The upcoming renewable auctions are approaching fast (May-June 2021) – in spite of the recent high wholesale price levels (at the beginning of May ’21 nearly all forward products are trading at close to 70€/MWh or above), the auctions have traditionally attracted a good number of investors given the 15 years long floor price support.
To be successful, a number of factors need to be taken into account in the formation of a bidding strategy. Initially, however, the asset operator should clearly articulate its route-to-market strategy and the risk appetite – given the current price levels and our price projections, an increased merchant profile of the asset may be an attractive option for some investors.

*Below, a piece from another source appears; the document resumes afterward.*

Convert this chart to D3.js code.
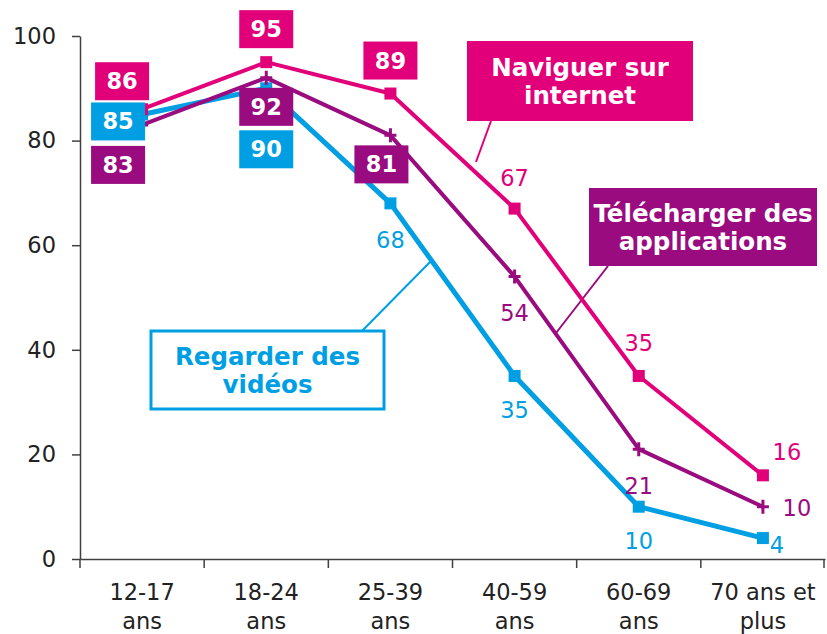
<!DOCTYPE html>
<html>
<head>
<meta charset="utf-8">
<script src="https://cdn.jsdelivr.net/npm/d3@7"></script>
<style>
  body { margin: 0; background: #fff; }
  text { font-family: "DejaVu Sans", Verdana, sans-serif; }
</style>
</head>
<body>
<div id="chart"></div>
<script>
// categories (two-line labels)
var categories = ["12-17 ans", "18-24 ans", "25-39 ans", "40-59 ans", "60-69 ans", "70 ans et plus"]
var catLines = [["12-17", "ans"], ["18-24", "ans"], ["25-39", "ans"], ["40-59", "ans"], ["60-69", "ans"], ["70 ans et", "plus"]]
var yTicks = [0, 20, 40, 60, 80, 100]

// series values
var naviguer = [86, 95, 89, 67, 35, 16]
var telecharger = [83, 92, 81, 54, 21, 10]
var videos = [85, 90, 68, 35, 10, 4]

// label placement (offset from point, boxed or not)
var navLabelPos = [[-20, -28, 1], [0, -33, 1], [0, -33, 1], [0, -31, 0], [0, -33, 0], [24, -23, 0]]
var telLabelPos = [[-24, 40, 1], [0, 29, 1], [-9, 29, 1], [0, 36, 0], [0, 37, 0], [34, 1, 0]]
var vidLabelPos = [[-24, 7, 1], [0, 61, 1], [0, 37, 0], [0, 34, 0], [0, 34, 0], [14, 7, 0]]

var pink = "#e2007a", purple = "#990b7e", cyan = "#009fe3", axisColor = "#404040"

var width = 827, height = 634
var margin = {top: 36, bottom: 75, left: 80, right: 2}

var svg = d3.select("#chart").append("svg")
  .attr("width", width)
  .attr("height", height)

var x = d3.scaleBand()
  .domain(categories)
  .range([margin.left, width - margin.right])
  .padding(0)

var y = d3.scaleLinear()
  .domain([0, 100])
  .range([height - margin.bottom, margin.top])

var cx = function(i) { return x(categories[i]) + x.bandwidth() / 2 }

// y axis
var yAxis = svg.append("g")
  .attr("transform", `translate(${margin.left},0)`)
  .call(d3.axisLeft(y).tickValues(yTicks).tickSize(8).tickSizeOuter(0).tickPadding(16))
yAxis.selectAll("text").attr("font-size", "22.5px").attr("fill", "#222")
  .attr("font-family", "DejaVu Sans, Verdana, sans-serif")
yAxis.selectAll("line, path").attr("stroke", axisColor).attr("stroke-width", 1.5)

// x axis
var xAxis = svg.append("g")
  .attr("transform", `translate(0,${y(0)})`)
  .call(d3.axisBottom(x).tickSize(0).tickSizeOuter(0).tickFormat(""))
xAxis.select("path").attr("stroke", axisColor).attr("stroke-width", 1.5)
xAxis.selectAll(".tick").remove()

var edges = categories.map(c => x(c)).concat([x.range()[1] - 1])
svg.append("g").selectAll("line")
  .data(edges)
  .join("line")
  .attr("x1", d => d).attr("x2", d => d)
  .attr("y1", y(0)).attr("y2", y(0) + 9)
  .attr("stroke", axisColor).attr("stroke-width", 1.5)

var xl = svg.append("g").selectAll("text")
  .data(catLines)
  .join("text")
  .attr("text-anchor", "middle")
  .attr("font-size", "22.5px")
  .attr("fill", "#222")
xl.append("tspan").attr("x", (d, i) => cx(i)).attr("y", y(0) + 41).text(d => d[0])
xl.append("tspan").attr("x", (d, i) => cx(i)).attr("y", y(0) + 70).text(d => d[1])

// annotation boxes
function seriesBox(bx, by, bw, bh, lines, color, filled, leader) {
  var g = svg.append("g")
  g.append("line")
    .attr("x1", leader[0]).attr("y1", leader[1])
    .attr("x2", leader[2]).attr("y2", leader[3])
    .attr("stroke", color).attr("stroke-width", 2)
  g.append("rect")
    .attr("x", bx).attr("y", by).attr("width", bw).attr("height", bh)
    .attr("fill", filled ? color : "#fff")
    .attr("stroke", color).attr("stroke-width", filled ? 0 : 3)
  lines.forEach(function(t, i) {
    g.append("text")
      .attr("x", bx + bw / 2)
      .attr("y", by + bh / 2 + (i - (lines.length - 1) / 2) * 28 + 9)
      .attr("text-anchor", "middle")
      .attr("font-size", "24.5px")
      .attr("font-weight", "bold")
      .attr("fill", filled ? "#fff" : color)
      .text(t)
  })
}

var line = d3.line().x((d, i) => cx(i)).y(d => y(d))

function drawSeries(vals, color, marker, sw) {
  var g = svg.append("g")
  g.append("path")
    .datum(vals)
    .attr("d", line)
    .attr("fill", "none")
    .attr("stroke", color)
    .attr("stroke-width", sw)
    .attr("stroke-linejoin", "round")
  if (marker == "square") {
    g.selectAll("rect")
      .data(vals)
      .join("rect")
      .attr("x", (d, i) => cx(i) - 6)
      .attr("y", d => y(d) - 6)
      .attr("width", 12).attr("height", 12)
      .attr("fill", color)
  } else {
    g.selectAll("path.plus")
      .data(vals)
      .join("path")
      .attr("class", "plus")
      .attr("d", (d, i) => `M${cx(i) - 6},${y(d)}h12M${cx(i)},${y(d) - 7}v14`)
      .attr("stroke", color)
      .attr("stroke-width", 3)
  }
}

function drawLabels(vals, color, pos) {
  var g = svg.append("g")
  vals.forEach(function(v, i) {
    var px = cx(i) + pos[i][0], py = y(v) + pos[i][1]
    if (pos[i][2]) {
      g.append("rect")
        .attr("x", px - 27).attr("y", py - 19)
        .attr("width", 54).attr("height", 38)
        .attr("fill", color)
      g.append("text")
        .attr("x", px).attr("y", py + 8)
        .attr("text-anchor", "middle")
        .attr("font-size", "22.5px").attr("font-weight", "bold")
        .attr("fill", "#fff")
        .text(v)
    } else {
      g.append("text")
        .attr("x", px).attr("y", py + 8)
        .attr("text-anchor", "middle")
        .attr("font-size", "22.5px")
        .attr("fill", color)
        .text(v)
    }
  })
}

seriesBox(467, 41, 226, 80, ["Naviguer sur", "internet"], pink, true, [491, 121, 476, 162])
seriesBox(589, 188, 228, 78, ["Télécharger des", "applications"], purple, true, [608, 266, 556, 333])
seriesBox(151, 331, 233, 78, ["Regarder des", "vidéos"], cyan, false, [362, 331, 432, 260])

drawSeries(videos, cyan, "square", 5)
drawSeries(telecharger, purple, "plus", 4)
drawSeries(naviguer, pink, "square", 4)

drawLabels(naviguer, pink, navLabelPos)
drawLabels(telecharger, purple, telLabelPos)
drawLabels(videos, cyan, vidLabelPos)
</script>
</body>
</html>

Once the risk appetite and auction volume are defined, Baringa can help bidders to maximise their success based a proven auction simulation tool. The tool works on building a cost based merit order of the eligible renewable projects for the auction, taking into account key inputs such as project specific costs and merchant tail expectation. It has flexibility to simulate different scenarios/sensitivities. We have been modelling the large scale onshore wind and solar auctions in Poland for the last couple of years, and our modelling results have been in close proximity to the auction outcomes. More information can be seen in the pdf document that can be downloaded below.
With a secured CfD contract, one should note that current design of the Polish CfD scheme creates opportunities for renewable generators to achieve higher revenues compared to their strike price as it requires to allocate a minimum 85% of the auction volume to the CfD mechanism. This allows the asset owners to market the remaining volumes directly on the exchange and exploit high price events in the market. Baringa has developed a model that looks to optimise the revenues with this optionality in the CfD contract, allowing you to understand the additional yield asset owners can expect.